Sedentary, or sitting still is dangerous despite physical activity.
We already know that physical activity is important for our health, now some studies indicate that it is equally important not to sit still.
Sedentary can no longer be used as a synonym for physical inactivity as sedentary, independent of other physical activity, have been shown to increase the risk of lifestyle diseases.
Today there is much research that demonstrates how important it is that we are moving. Physical activity is strong evidence that it prevents or delays the emergence of many of our common diseases.
There are studies that can be read on the evidence available regarding how diseases can be prevented and treated with physical activity. Cardiovascular disease, diabetes, osteoarthritis, cancer, asthma, obesity, depression and dementia are some of them. Physical activity can also treat many different diseases simultaneously.
Sitting still for a long time is strongly linked to obesity, diabetes, metabolic syndrome, cardiovascular disease, cancer and premature death and this totally independent of other physical activity. Sitting still has thus proved to be dangerous in itself!
So what exactly does it mean to sit still?

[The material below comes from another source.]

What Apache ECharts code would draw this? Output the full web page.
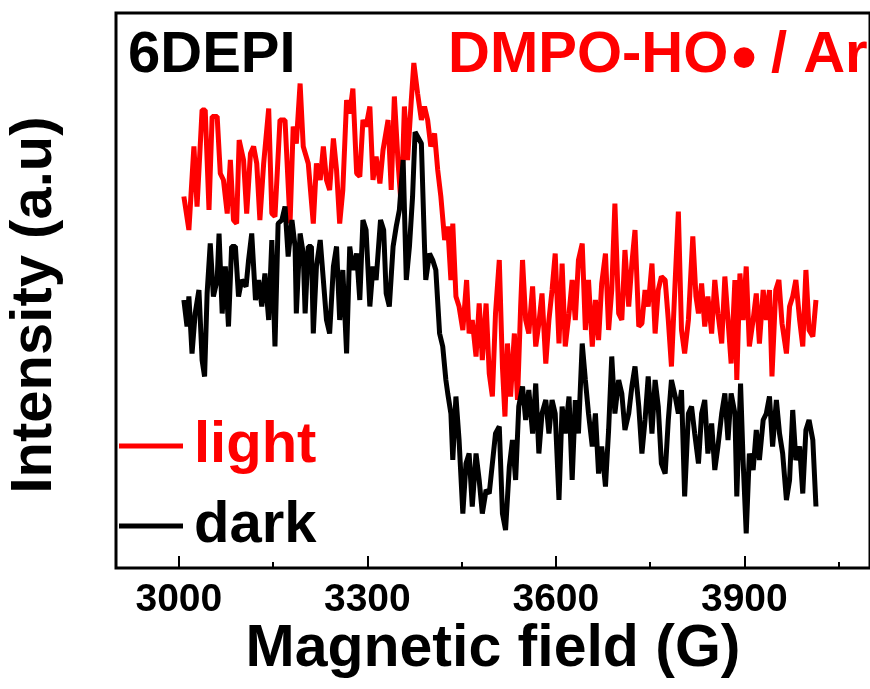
<!DOCTYPE html>
<html>
<head>
<meta charset="utf-8">
<script src="https://cdn.jsdelivr.net/npm/echarts@6/dist/echarts.min.js"></script>
<style>
html,body{margin:0;padding:0;background:#fff;}
#chart{width:870px;height:689px;}
</style>
</head>
<body>
<div id="chart"></div>
<script>
// Magnetic field (G) and intensity (a.u.)
const fieldLight = [3008,3016,3024,3029,3037,3042,3048,3053,3061,3066,3071,3077,3082,3087,3092,3096,3103,3108,3114,3119,3124,3129,3135,3143,3148,3153,3161,3169,3177,3182,3187,3193,3198,3206,3214,3219,3225,3230,3235,3240,3246,3251,3256,3261,3267,3272,3277,3283,3288,3293,3298,3304,3309,3314,3320,3325,3333,3338,3343,3349,3354,3359,3364,3370,3374,3380,3386,3391,3396,3401,3407,3412,3417,3423,3428,3433,3436,3441,3446,3452,3458,3462,3467,3473,3478,3483,3489,3494,3499,3504,3510,3515,3519,3523,3528,3534,3539,3544,3547,3552,3557,3563,3568,3573,3578,3584,3589,3594,3599,3605,3610,3615,3621,3626,3631,3636,3642,3647,3652,3658,3663,3668,3673,3679,3684,3689,3694,3700,3705,3710,3716,3721,3726,3732,3737,3742,3747,3753,3758,3763,3768,3774,3779,3784,3790,3795,3800,3805,3811,3818,3823,3827,3832,3837,3842,3848,3853,3858,3864,3869,3874,3879,3885,3888,3893,3898,3903,3908,3914,3919,3924,3930,3935,3940,3944,3950,3955,3960,3967,3972,3977,3982,3988,3993,3998,4003,4009,4014];
const light = [74.3,67.6,84.3,72.3,91.6,91.6,71.6,90.3,90.3,78.9,77.6,70.9,81.6,69.6,68.9,85.6,81.6,70.9,82.9,84.3,80.9,69.6,80.9,91.9,70.9,70.3,89.6,89.6,68.9,88.3,84.9,96.9,84.3,80.9,68.9,80.9,77.6,84.3,77.6,75.6,85.9,79.6,68.9,75.6,93.6,90.9,95.9,78.9,78.3,89.6,88.3,92.3,77.6,82.3,76.9,83.6,89.6,75.6,94.3,80.9,72.3,92.3,81.6,93.6,101,94.9,89.6,92.3,89.6,84.3,86.9,79.6,74.3,65.6,68.3,57.6,68.9,54.3,52.3,47.6,57.6,46.9,49.6,42.3,52.9,41.6,52.9,38.9,34.3,50.9,61.6,40.3,30.3,44.9,34.3,46.9,33.6,52.3,61.6,49.6,46.9,56.3,44.3,48.9,54.9,40.9,49.6,55.6,62.9,44.9,60.9,44.3,50.9,57.6,49.6,61.6,64.9,47.6,57.6,44.3,53.6,45.6,56.9,62.9,47.6,55.6,72.9,50.9,49.6,63.6,52.3,60.9,67.6,48.3,48.9,55.6,52.3,60.9,46.9,55.6,58.3,57.6,49.6,40.3,57.6,71.3,47.6,42.9,49.6,66.3,54.3,50.9,56.9,48.3,54.3,46.9,57.6,50.9,44.9,58.3,49.6,40.9,57.6,37.6,58.9,49.6,60.3,44.3,49.6,54.9,44.9,55.6,49.6,55.6,38.3,55.6,57.6,48.9,42.9,52.3,54.3,57.6,49.6,44.3,59.6,47.6,46.3,53.6];

const fieldDark = [3008,3013,3016,3021,3026,3032,3037,3041,3045,3050,3055,3061,3064,3069,3074,3079,3084,3090,3095,3100,3107,3111,3116,3122,3127,3132,3137,3143,3148,3153,3158,3164,3169,3174,3180,3185,3187,3193,3198,3201,3206,3211,3214,3219,3225,3230,3235,3240,3246,3251,3256,3261,3267,3272,3277,3283,3288,3293,3298,3304,3309,3314,3321,3326,3330,3335,3341,3346,3351,3357,3362,3367,3372,3376,3386,3391,3393,3399,3404,3409,3415,3420,3425,3428,3433,3436,3441,3446,3452,3457,3462,3467,3473,3478,3483,3489,3494,3499,3504,3510,3515,3520,3526,3531,3536,3541,3547,3552,3557,3563,3568,3573,3578,3584,3589,3594,3599,3605,3610,3615,3621,3626,3631,3636,3642,3647,3652,3658,3663,3668,3673,3679,3684,3689,3694,3700,3705,3710,3716,3721,3726,3732,3737,3742,3747,3753,3758,3763,3768,3774,3779,3784,3790,3795,3800,3805,3811,3816,3821,3827,3832,3837,3842,3848,3853,3858,3864,3869,3874,3879,3885,3888,3894,3898,3903,3908,3914,3919,3924,3930,3935,3940,3945,3951,3956,3961,3967,3972,3977,3982,3988,3993,3998,4003,4009,4014];
const dark = [53.6,48.3,54.3,42.9,50.9,55.6,41.6,38.3,54.9,64.9,54.3,57.6,66.9,50.9,60.3,48.3,64.3,64.3,54.3,57.6,56.3,61.6,66.9,53.6,57.6,52.3,58.9,49.6,65.6,44.3,68.9,69.6,72.3,62.3,69.6,64.3,50.9,66.9,62.9,50.9,64.3,64.3,46.9,60.3,65.6,57.6,49.6,46.9,60.3,64.3,49.6,59.6,42.9,64.3,59.6,62.9,53.6,69.6,67.6,52.3,60.3,57.6,69.6,67.6,54.9,52.3,64.3,68.3,71.6,81.6,57.6,64.3,74.3,87.2,84.9,64.3,57.6,62.9,61.6,59.6,46.9,44.3,37.6,34.9,30.9,21.6,34.3,25.6,10.9,20.9,22.9,12.3,22.9,17.6,10.9,15.6,14.9,20.9,26.9,28.3,10.9,7.6,20.3,25.6,17.6,32.3,36.3,29.6,35.6,26.9,36.9,22.9,30.9,33.6,26.9,33.6,30.9,13.6,32.3,26.9,34.3,17.6,33.6,26.9,44.9,37.6,30.9,24.3,30.9,18.9,24.3,16.3,27.6,42.3,30.9,37.6,34.9,27.6,30.9,36.3,40.3,32.3,22.9,29.6,38.3,26.9,37.6,32.3,20.9,18.9,29.6,37.6,34.3,30.9,35.6,14.3,30.9,32.3,26.9,20.9,30.9,33.6,22.9,28.9,19.6,24.3,30.9,34.9,25.6,34.9,30.9,14.3,36.9,21.6,6.9,22.9,19.6,27.6,21.6,29.6,30.9,34.3,24.3,33.6,26.9,22.9,13.6,17.6,31.6,21.6,24.3,14.9,27.6,29.6,25.6,12.3];

const majorTicks = [3000, 3300, 3600, 3900];
const minorTicks = [3150, 3450, 3750, 4050];
const seriesNames = ['light', 'dark'];
const seriesColors = ['#ff0000', '#000000'];

const FONT = '"Liberation Sans", Arial, Helvetica, sans-serif';
const chart = echarts.init(document.getElementById('chart'), null, {renderer: 'canvas'});

const gridBox = {left: 116, top: 13, width: 757, height: 555};

const legendBase = {
  orient: 'vertical', left: 119, padding: 0,
  icon: 'rect', itemWidth: 64, itemHeight: 5,
  textStyle: {fontSize: 58, fontWeight: 'bold', fontFamily: FONT, padding: [0, 0, 36, 6]}
};

const option = {
  animation: false,
  backgroundColor: '#ffffff',
  grid: [
    Object.assign({show: true, borderColor: '#000', borderWidth: 3, backgroundColor: 'transparent'}, gridBox),
    Object.assign({show: false}, gridBox)
  ],
  xAxis: [
    {
      type: 'value', gridIndex: 0, min: 2900, max: 4100,
      axisLine: {show: false},
      splitLine: {show: false},
      axisTick: {show: true, inside: true, length: 12, customValues: majorTicks, lineStyle: {color: '#000', width: 2}},
      axisLabel: {show: true, customValues: majorTicks, margin: 13, color: '#000', fontSize: 39, fontWeight: 'bold', fontFamily: FONT,
                  formatter: v => String(v)}
    },
    {
      type: 'value', gridIndex: 1, min: 2900, max: 4100,
      axisLine: {show: false},
      splitLine: {show: false},
      axisTick: {show: true, inside: true, length: 6, customValues: minorTicks, lineStyle: {color: '#000', width: 2}},
      axisLabel: {show: false, customValues: minorTicks}
    }
  ],
  yAxis: [
    {type: 'value', gridIndex: 0, min: 0, max: 111, show: true,
     axisLine: {show: false}, axisTick: {show: false}, axisLabel: {show: false}, splitLine: {show: false}},
    {type: 'value', gridIndex: 1, min: 0, max: 111, show: false}
  ],
  legend: [
    Object.assign({}, legendBase, {top: 417, data: [{name: seriesNames[0], textStyle: {color: seriesColors[0]}}]}),
    Object.assign({}, legendBase, {top: 497, data: [{name: seriesNames[1], textStyle: {color: seriesColors[1]}}]})
  ],
  series: [
    {name: seriesNames[0], type: 'line', xAxisIndex: 0, yAxisIndex: 0, showSymbol: false,
     color: seriesColors[0], lineStyle: {width: 5, color: seriesColors[0]},
     data: fieldLight.map((x, i) => [x, light[i]])},
    {name: seriesNames[1], type: 'line', xAxisIndex: 0, yAxisIndex: 0, showSymbol: false,
     color: seriesColors[1], lineStyle: {width: 5, color: seriesColors[1]},
     data: fieldDark.map((x, i) => [x, dark[i]])}
  ],
  graphic: [
    {type: 'text', left: 128, top: 27, style: {text: '6DEPI', font: 'bold 58px ' + FONT, fill: '#000'}},
    {type: 'text', left: 448, top: 27, style: {text: 'DMPO-HO', font: 'bold 58px ' + FONT, fill: '#ff0000'}},
    {type: 'text', x: 744, y: 61, style: {text: '\u2022', font: 'bold 72px ' + FONT, fill: '#ff0000', align: 'center', verticalAlign: 'middle'}},
    {type: 'text', left: 771, top: 27, style: {text: '/ Ar', font: 'bold 58px ' + FONT, fill: '#ff0000'}},
    {type: 'text', x: 35, y: 305, rotation: Math.PI / 2, style: {text: 'Intensity (a.u)', font: 'bold 58px ' + FONT, fill: '#000', align: 'center', verticalAlign: 'middle'}},
    {type: 'text', x: 493, y: 650, style: {text: 'Magnetic field (G)', font: 'bold 59px ' + FONT, fill: '#000', align: 'center', verticalAlign: 'middle'}}
  ]
};
chart.setOption(option);
</script>
</body>
</html>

Sitting still, or sedentary includes activities that do not significantly increase energy expenditure beyond our resting metabolism. It can be anything from travel by bus, car or train, sit and read, sit at the computer or watching TV.
So what can we do about it?
Small short pauses that break the sedentary time has proved to be very important. A positive correlation has been observed between several metabolic risk factors, such as waist circumference, BMI and triglycerides, and the number of interruptions of inactivity.

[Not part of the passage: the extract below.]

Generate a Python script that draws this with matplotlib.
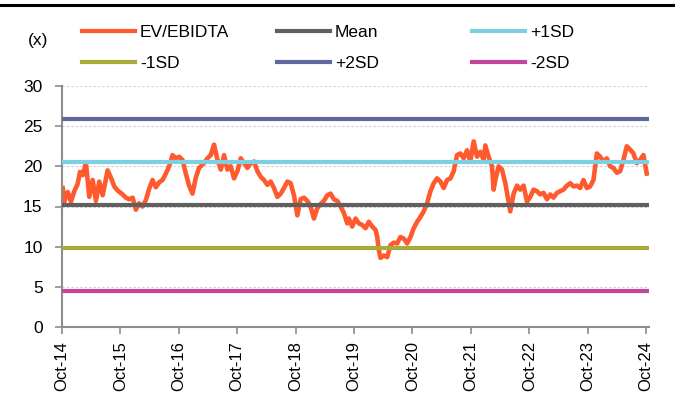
import matplotlib
matplotlib.use('Agg')
import matplotlib.pyplot as plt
from matplotlib.lines import Line2D

##-----------------------data--------------------------------##
# EV/EBIDTA (decimal year, multiple)
ev_years = [2014.762, 2014.789, 2014.847, 2014.904, 2014.960, 2015.018, 2015.058, 2015.104, 2015.160, 2015.217,
            2015.275, 2015.331, 2015.388, 2015.446, 2015.531, 2015.588, 2015.644, 2015.702, 2015.788, 2015.844,
            2015.900, 2015.959, 2016.015, 2016.071, 2016.129, 2016.186, 2016.242, 2016.300, 2016.357, 2016.413,
            2016.471, 2016.528, 2016.584, 2016.642, 2016.699, 2016.755, 2016.813, 2016.870, 2016.926, 2016.984,
            2017.041, 2017.097, 2017.182, 2017.241, 2017.297, 2017.353, 2017.412, 2017.468, 2017.524, 2017.582,
            2017.639, 2017.695, 2017.753, 2017.810, 2017.866, 2017.924, 2017.981, 2018.037, 2018.095, 2018.152,
            2018.208, 2018.266, 2018.323, 2018.379, 2018.437, 2018.494, 2018.550, 2018.608, 2018.665, 2018.721,
            2018.779, 2018.835, 2018.892, 2018.950, 2019.006, 2019.063, 2019.121, 2019.177, 2019.234, 2019.292,
            2019.348, 2019.405, 2019.463, 2019.519, 2019.576, 2019.634, 2019.661, 2019.719, 2019.776, 2019.832,
            2019.890, 2019.947, 2020.003, 2020.061, 2020.118, 2020.147, 2020.174, 2020.203, 2020.259, 2020.318,
            2020.374, 2020.430, 2020.488, 2020.545, 2020.601, 2020.659, 2020.716, 2020.772, 2020.830, 2020.887,
            2020.943, 2021.001, 2021.058, 2021.114, 2021.172, 2021.229, 2021.285, 2021.343, 2021.400, 2021.456,
            2021.514, 2021.571, 2021.627, 2021.685, 2021.741, 2021.798, 2021.856, 2021.912, 2021.969, 2021.998,
            2022.054, 2022.112, 2022.140, 2022.169, 2022.225, 2022.283, 2022.340, 2022.396, 2022.425, 2022.482,
            2022.540, 2022.596, 2022.653, 2022.711, 2022.767, 2022.824, 2022.882, 2022.938, 2022.994, 2023.053,
            2023.109, 2023.165, 2023.224, 2023.280, 2023.336, 2023.394, 2023.451, 2023.507, 2023.565, 2023.622,
            2023.678, 2023.736, 2023.793, 2023.849, 2023.907, 2023.964, 2024.020, 2024.078, 2024.135, 2024.191,
            2024.249, 2024.306, 2024.362, 2024.420, 2024.476, 2024.533, 2024.591, 2024.647, 2024.704, 2024.762]
ev_values = [17.3, 15.6, 16.8, 15.6, 16.9, 17.8, 19.3, 18.9, 20.4, 16.2,
             18.3, 15.7, 18.1, 16.4, 19.5, 18.6, 17.5, 17.0, 16.5, 16.1,
             15.9, 16.1, 14.6, 15.4, 15.0, 15.8, 17.2, 18.3, 17.4, 18.0,
             18.3, 19.1, 20.0, 21.4, 21.0, 21.2, 20.8, 19.1, 17.6, 16.6,
             18.6, 19.8, 20.4, 21.0, 21.4, 22.7, 20.8, 19.6, 21.4, 19.6,
             20.0, 18.5, 19.4, 21.0, 20.4, 19.8, 20.4, 20.6, 19.4, 18.7,
             18.3, 17.7, 18.1, 17.3, 16.2, 16.6, 17.3, 18.1, 17.9, 16.4,
             13.9, 15.9, 16.1, 15.7, 15.0, 13.5, 14.8, 15.3, 15.7, 16.4,
             16.6, 15.9, 15.7, 15.0, 14.2, 12.9, 13.5, 12.5, 13.5, 12.9,
             12.7, 12.3, 13.1, 12.5, 12.1, 11.2, 9.6, 8.6, 8.9, 8.7,
             10.2, 10.5, 10.4, 11.2, 11.0, 10.4, 11.2, 12.3, 13.1, 13.7,
             14.4, 15.4, 16.9, 17.9, 18.5, 18.1, 17.3, 18.3, 18.5, 19.4,
             21.4, 21.6, 21.0, 22.0, 20.6, 23.1, 21.2, 21.8, 20.8, 22.6,
             21.2, 20.0, 17.1, 18.3, 20.0, 19.6, 17.9, 15.6, 14.4, 16.6,
             17.6, 17.1, 17.6, 15.6, 16.2, 17.1, 16.9, 16.5, 16.7, 15.9,
             16.5, 16.1, 16.7, 16.9, 17.1, 17.6, 17.9, 17.5, 17.6, 17.3,
             18.3, 17.3, 17.5, 18.3, 21.6, 21.2, 20.6, 21.0, 20.0, 19.8,
             19.2, 19.4, 20.8, 22.5, 22.1, 21.6, 20.4, 20.8, 21.4, 19.1]

level_names = ['Mean', '+1SD', '-1SD', '+2SD', '-2SD']
level_values = [15.15, 20.55, 9.8, 25.9, 4.45]

tick_years = [2014.75 + k for k in range(11)]
tick_labels = ['Oct-14', 'Oct-15', 'Oct-16', 'Oct-17', 'Oct-18', 'Oct-19',
               'Oct-20', 'Oct-21', 'Oct-22', 'Oct-23', 'Oct-24']

##-----------------------style--------------------------------##
ev_color = '#FF5A2E'
level_colors = {'Mean': '#606060', '+1SD': '#7DCFE2', '-1SD': '#A8AB3B',
                '+2SD': '#5E6A9B', '-2SD': '#C1469C'}

size_h = 12.5
plt.rcParams['font.family'] = ['Liberation Sans']
plt.rcParams['font.size'] = size_h

##-----------------------draw--------------------------------##
fig = plt.figure(figsize=(6.76, 3.94), dpi=100)
ax = fig.add_axes([62 / 676, 1 - 327 / 394, 587 / 676, 241 / 394])

ev_line, = ax.plot(ev_years, ev_values, color=ev_color, lw=3.3, zorder=2,
                   solid_joinstyle='round', label='EV/EBIDTA')
handles = {'EV/EBIDTA': ev_line}
for name, val in zip(level_names, level_values):
    h = ax.axhline(val, color=level_colors[name], lw=3.0, zorder=3, label=name)
    handles[name] = h

ax.set_xlim(2014.75, 2024.80)
ax.set_ylim(0, 30)
ax.set_yticks([0, 5, 10, 15, 20, 25, 30])
ax.set_xticks(tick_years)
ax.set_xticklabels(tick_labels, rotation=90, fontsize=12)
ax.grid(axis='y', color='#cfcfcf', lw=0.8, ls=(0, (2, 2)), zorder=0)

for s in ['top', 'right']:
    ax.spines[s].set_visible(False)
for s in ['left', 'bottom']:
    ax.spines[s].set_color('#8c8c8c')
    ax.spines[s].set_linewidth(1.5)
ax.tick_params(axis='y', colors='#8c8c8c', labelcolor='black', length=5, width=1.2, pad=9)
ax.tick_params(axis='x', colors='#8c8c8c', labelcolor='black', length=5, width=1.2, pad=5)

# header rule and unit
fig.add_artist(Line2D([0, 673 / 676], [1 - 5 / 394, 1 - 5 / 394], color='black', lw=2.2,
                      transform=fig.transFigure))
fig.text(38 / 676, 1 - 40 / 394, '(x)', ha='center', va='center')

# legend: three columns, two rows
cols = [['EV/EBIDTA', '-1SD'], ['Mean', '+2SD'], ['+1SD', '-2SD']]
col_x = [82, 277, 472]
fs_px = size_h * 100 / 72
for labs, x0 in zip(cols, col_x):
    leg = fig.legend([handles[l] for l in labs], labs, loc='upper left',
                     bbox_to_anchor=(x0 / 676, 1 - 25 / 394), bbox_transform=fig.transFigure,
                     frameon=False, borderpad=0, borderaxespad=0,
                     handlelength=53 / fs_px, handletextpad=5 / fs_px,
                     labelspacing=0.92)
    for ln in leg.get_lines():
        ln.set_linewidth(3.0)

fig.savefig('out.png', dpi=100)
print('done')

The link can be viewed independent of total sedentary time and the time with moderately intense physical activity.
These new findings may influence future recommendations. Physical activity can be seen as a protective factor, motionless as a risk factor. Today it is normally recommended to do at least 30 minutes of physical activity per day.

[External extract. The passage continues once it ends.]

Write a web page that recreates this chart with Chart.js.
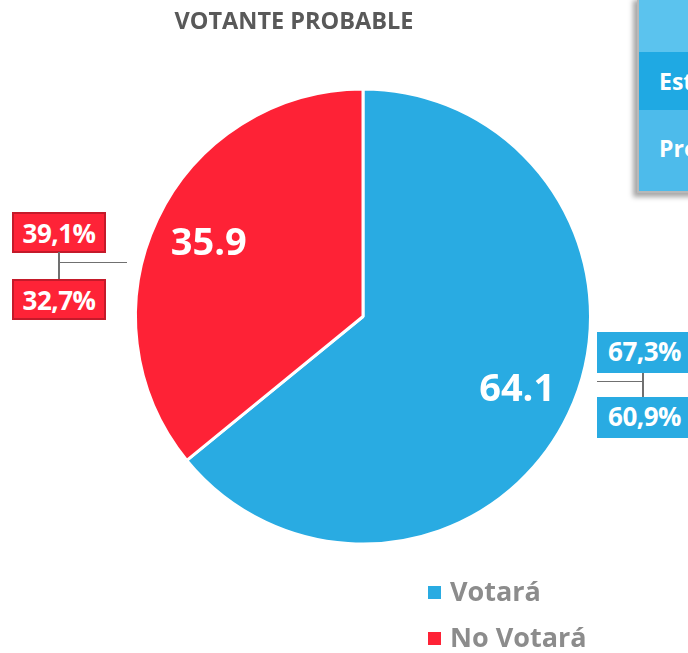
<!DOCTYPE html>
<html>
<head>
<meta charset="utf-8">
<script src="https://cdn.jsdelivr.net/npm/chart.js@4"></script>
<style>
  body { margin: 0; background: white; font-family: "Open Sans", sans-serif; }
  #wrap { position: relative; width: 688px; height: 653px; overflow: hidden; }
  #chart { position: absolute; left: 0; top: 0; }
  #title { position: absolute; left: 94px; width: 400px; top: 4px; text-align: center; font-weight: bold; font-size: 23.5px; color: #595959; }
  .box { position: absolute; height: 41px; line-height: 39px; font-size: 26px; font-weight: bold; color: white; text-align: center; box-sizing: border-box; letter-spacing: -0.5px; }
  .red { background: #fe2337; border: 2px solid #c41a2a; }
  .blue { background: #29abe2; }
  .ln { position: absolute; background: #707070; }
  #panel { position: absolute; left: 637px; top: -4px; width: 80px; height: 193px; border: 2px solid #b8b8b8; box-shadow: -4px 4px 5px rgba(0,0,0,0.35); overflow: hidden; }
  #panel div { height: 56px; color: white; font-weight: bold; font-size: 23px; padding-left: 20px; box-sizing: border-box; }
  #legend { position: absolute; left: 428px; top: 569px; }
  #legend .item { height: 46px; line-height: 44px; font-size: 27px; font-weight: bold; color: #8c8c8c; }
  #legend .sw { display: inline-block; width: 13px; height: 13px; margin-right: 9px; vertical-align: 2px; }
</style>
</head>
<body>
<div id="wrap">
  <canvas id="chart" width="688" height="653"></canvas>
  <div id="title">VOTANTE PROBABLE</div>
  <div id="panel">
    <div style="height:54px;background:#5bc3ee"></div>
    <div style="height:58px;line-height:58px;background:#1fa9e3">Est</div>
    <div style="height:81px;line-height:76px;background:#4dbbeb">Pro</div>
  </div>
  <div id="extras"></div>
  <div id="legend"></div>
</div>
<script>
const categories = ["Votará", "No Votará"]
const values = [64.1, 35.9]
const colors = ["#29abe2", "#fe2236"]
// rangos superior / inferior de cada categoria
const upperLabels = ["67,3%", "39,1%"]
const lowerLabels = ["60,9%", "32,7%"]

const chartCanvas = document.getElementById("chart")

const valueLabels = {
  id: "valueLabels",
  afterDatasetsDraw(chart) {
    const ctx = chart.ctx
    const meta = chart.getDatasetMeta(0)
    ctx.save()
    ctx.fillStyle = "white"
    ctx.font = "bold 38px 'Open Sans', sans-serif"
    ctx.textAlign = "center"
    ctx.textBaseline = "middle"
    meta.data.forEach((arc, i) => {
      const mid = (arc.startAngle + arc.endAngle) / 2
      const r = arc.outerRadius * 0.75
      const x = arc.x + Math.cos(mid) * r
      const y = arc.y + Math.sin(mid) * r
      ctx.fillText(values[i].toFixed(1), x, y + 1)
    })
    ctx.restore()
  }
}

const myChart = new Chart(chartCanvas, {
  type: "pie",
  data: {
    labels: categories,
    datasets: [{
      data: values,
      backgroundColor: colors,
      borderColor: "white",
      borderWidth: 3
    }]
  },
  options: {
    responsive: false,
    animation: false,
    layout: { padding: { left: 134, right: 96, top: 86, bottom: 106 } },
    plugins: {
      legend: { display: false },
      tooltip: { enabled: false }
    }
  },
  plugins: [valueLabels]
})

// cajas de rango (izquierda: No Votará, derecha: Votará)
const extras = document.getElementById("extras")
let html = ""
html += `<div class="box red" style="left:12px;top:212px;width:94px">${upperLabels[1]}</div>`
html += `<div class="box red" style="left:12px;top:279px;width:94px">${lowerLabels[1]}</div>`
html += `<div class="ln" style="left:58px;top:252px;width:2px;height:27px"></div>`
html += `<div class="ln" style="left:58px;top:262px;width:69px;height:1px"></div>`
html += `<div class="box blue" style="left:597px;top:332px;width:95px">${upperLabels[0]}</div>`
html += `<div class="box blue" style="left:597px;top:397px;width:95px">${lowerLabels[0]}</div>`
html += `<div class="ln" style="left:642px;top:373px;width:2px;height:24px"></div>`
html += `<div class="ln" style="left:597px;top:381px;width:46px;height:1px"></div>`
extras.innerHTML = html

const legend = document.getElementById("legend")
legend.innerHTML = categories.map((c, i) =>
  `<div class="item"><span class="sw" style="background:${colors[i]}"></span>${c}</div>`
).join("")
</script>
</body>
</html>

With prescription, yes, you can get exercise on prescription, instead of medicine in some places today. In the future, including recommendations for avoiding sitting still might appear.
It can now be observed that we humans don't feel good when we sit still to much. Stand up and do a little gymnastics or some random movements has never been so sensisible as right now and take the stairs instead of the elevator, take your bike, or walk to work instead of driving. All in all it has a great impact on your health.